#### CHALLENGE
Write out the entire listing below exactly, with the pictures left out.
Start SUPPLIED INFORMATION
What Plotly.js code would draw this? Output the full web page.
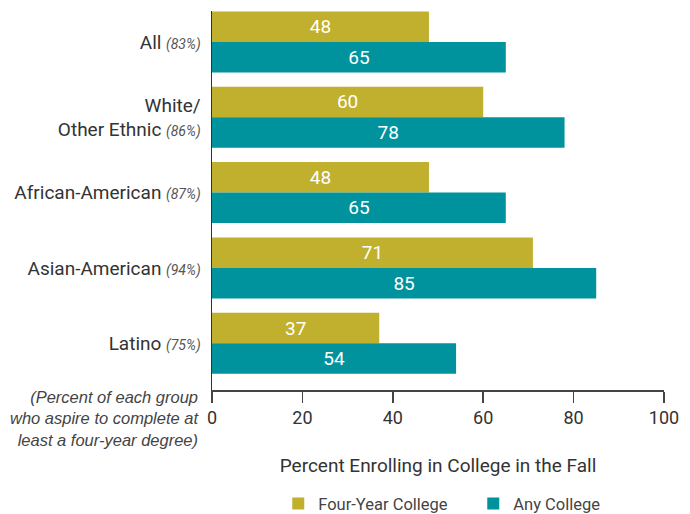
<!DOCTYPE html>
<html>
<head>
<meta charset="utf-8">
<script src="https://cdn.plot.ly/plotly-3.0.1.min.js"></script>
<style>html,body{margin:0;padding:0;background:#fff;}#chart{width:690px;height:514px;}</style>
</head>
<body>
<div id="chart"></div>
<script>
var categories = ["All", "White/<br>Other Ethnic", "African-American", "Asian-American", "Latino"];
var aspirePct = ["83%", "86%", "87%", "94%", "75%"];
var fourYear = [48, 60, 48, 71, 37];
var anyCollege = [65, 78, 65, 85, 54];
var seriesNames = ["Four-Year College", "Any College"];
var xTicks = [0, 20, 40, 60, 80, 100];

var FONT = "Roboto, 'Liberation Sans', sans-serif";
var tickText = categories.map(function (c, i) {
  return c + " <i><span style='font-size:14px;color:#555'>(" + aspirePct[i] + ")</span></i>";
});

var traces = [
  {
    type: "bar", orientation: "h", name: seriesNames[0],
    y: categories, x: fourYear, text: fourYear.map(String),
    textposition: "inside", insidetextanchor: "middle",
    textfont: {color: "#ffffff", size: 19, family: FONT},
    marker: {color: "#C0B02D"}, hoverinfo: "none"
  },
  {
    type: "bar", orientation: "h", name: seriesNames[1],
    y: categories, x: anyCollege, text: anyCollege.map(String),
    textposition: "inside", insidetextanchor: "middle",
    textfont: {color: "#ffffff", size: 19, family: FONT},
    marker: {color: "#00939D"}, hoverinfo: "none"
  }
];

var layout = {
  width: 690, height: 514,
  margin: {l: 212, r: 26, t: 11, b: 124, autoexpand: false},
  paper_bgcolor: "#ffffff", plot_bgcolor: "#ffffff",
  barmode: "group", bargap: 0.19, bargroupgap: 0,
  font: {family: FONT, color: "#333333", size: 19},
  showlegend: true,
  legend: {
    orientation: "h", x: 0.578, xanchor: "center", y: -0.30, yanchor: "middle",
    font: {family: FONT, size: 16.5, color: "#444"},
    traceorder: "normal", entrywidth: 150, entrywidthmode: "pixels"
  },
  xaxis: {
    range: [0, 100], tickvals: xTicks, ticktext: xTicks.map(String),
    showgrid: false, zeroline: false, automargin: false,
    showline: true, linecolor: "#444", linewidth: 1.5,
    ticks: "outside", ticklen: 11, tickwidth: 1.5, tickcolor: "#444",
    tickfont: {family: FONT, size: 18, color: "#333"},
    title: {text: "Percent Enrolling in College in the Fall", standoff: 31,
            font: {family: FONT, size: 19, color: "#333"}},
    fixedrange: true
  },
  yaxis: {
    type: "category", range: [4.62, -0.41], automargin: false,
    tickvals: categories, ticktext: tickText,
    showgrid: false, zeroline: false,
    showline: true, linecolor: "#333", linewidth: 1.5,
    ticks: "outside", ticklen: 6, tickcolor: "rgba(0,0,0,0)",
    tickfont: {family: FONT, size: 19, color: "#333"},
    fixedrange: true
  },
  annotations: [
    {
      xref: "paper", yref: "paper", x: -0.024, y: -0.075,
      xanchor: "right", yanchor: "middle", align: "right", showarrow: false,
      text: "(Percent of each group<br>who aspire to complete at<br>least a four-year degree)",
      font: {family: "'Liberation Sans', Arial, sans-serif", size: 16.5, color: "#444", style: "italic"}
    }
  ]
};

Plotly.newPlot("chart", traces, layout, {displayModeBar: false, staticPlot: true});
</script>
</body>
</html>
End SUPPLIED INFORMATION
#### EXERCISE OUTPUT
What Plotly.js code would draw this? Output the full web page.
<!DOCTYPE html>
<html>
<head>
<meta charset="utf-8">
<script src="https://cdn.plot.ly/plotly-3.0.1.min.js"></script>
<style>html,body{margin:0;padding:0;background:#fff;}#chart{width:690px;height:514px;}</style>
</head>
<body>
<div id="chart"></div>
<script>
var categories = ["All", "White/<br>Other Ethnic", "African-American", "Asian-American", "Latino"];
var aspirePct = ["83%", "86%", "87%", "94%", "75%"];
var fourYear = [48, 60, 48, 71, 37];
var anyCollege = [65, 78, 65, 85, 54];
var seriesNames = ["Four-Year College", "Any College"];
var xTicks = [0, 20, 40, 60, 80, 100];

var FONT = "Roboto, 'Liberation Sans', sans-serif";
var tickText = categories.map(function (c, i) {
  return c + " <i><span style='font-size:14px;color:#555'>(" + aspirePct[i] + ")</span></i>";
});

var traces = [
  {
    type: "bar", orientation: "h", name: seriesNames[0],
    y: categories, x: fourYear, text: fourYear.map(String),
    textposition: "inside", insidetextanchor: "middle",
    textfont: {color: "#ffffff", size: 19, family: FONT},
    marker: {color: "#C0B02D"}, hoverinfo: "none"
  },
  {
    type: "bar", orientation: "h", name: seriesNames[1],
    y: categories, x: anyCollege, text: anyCollege.map(String),
    textposition: "inside", insidetextanchor: "middle",
    textfont: {color: "#ffffff", size: 19, family: FONT},
    marker: {color: "#00939D"}, hoverinfo: "none"
  }
];

var layout = {
  width: 690, height: 514,
  margin: {l: 212, r: 26, t: 11, b: 124, autoexpand: false},
  paper_bgcolor: "#ffffff", plot_bgcolor: "#ffffff",
  barmode: "group", bargap: 0.19, bargroupgap: 0,
  font: {family: FONT, color: "#333333", size: 19},
  showlegend: true,
  legend: {
    orientation: "h", x: 0.578, xanchor: "center", y: -0.30, yanchor: "middle",
    font: {family: FONT, size: 16.5, color: "#444"},
    traceorder: "normal", entrywidth: 150, entrywidthmode: "pixels"
  },
  xaxis: {
    range: [0, 100], tickvals: xTicks, ticktext: xTicks.map(String),
    showgrid: false, zeroline: false, automargin: false,
    showline: true, linecolor: "#444", linewidth: 1.5,
    ticks: "outside", ticklen: 11, tickwidth: 1.5, tickcolor: "#444",
    tickfont: {family: FONT, size: 18, color: "#333"},
    title: {text: "Percent Enrolling in College in the Fall", standoff: 31,
            font: {family: FONT, size: 19, color: "#333"}},
    fixedrange: true
  },
  yaxis: {
    type: "category", range: [4.62, -0.41], automargin: false,
    tickvals: categories, ticktext: tickText,
    showgrid: false, zeroline: false,
    showline: true, linecolor: "#333", linewidth: 1.5,
    ticks: "outside", ticklen: 6, tickcolor: "rgba(0,0,0,0)",
    tickfont: {family: FONT, size: 19, color: "#333"},
    fixedrange: true
  },
  annotations: [
    {
      xref: "paper", yref: "paper", x: -0.024, y: -0.075,
      xanchor: "right", yanchor: "middle", align: "right", showarrow: false,
      text: "(Percent of each group<br>who aspire to complete at<br>least a four-year degree)",
      font: {family: "'Liberation Sans', Arial, sans-serif", size: 16.5, color: "#444", style: "italic"}
    }
  ]
};

Plotly.newPlot("chart", traces, layout, {displayModeBar: false, staticPlot: true});
</script>
</body>
</html>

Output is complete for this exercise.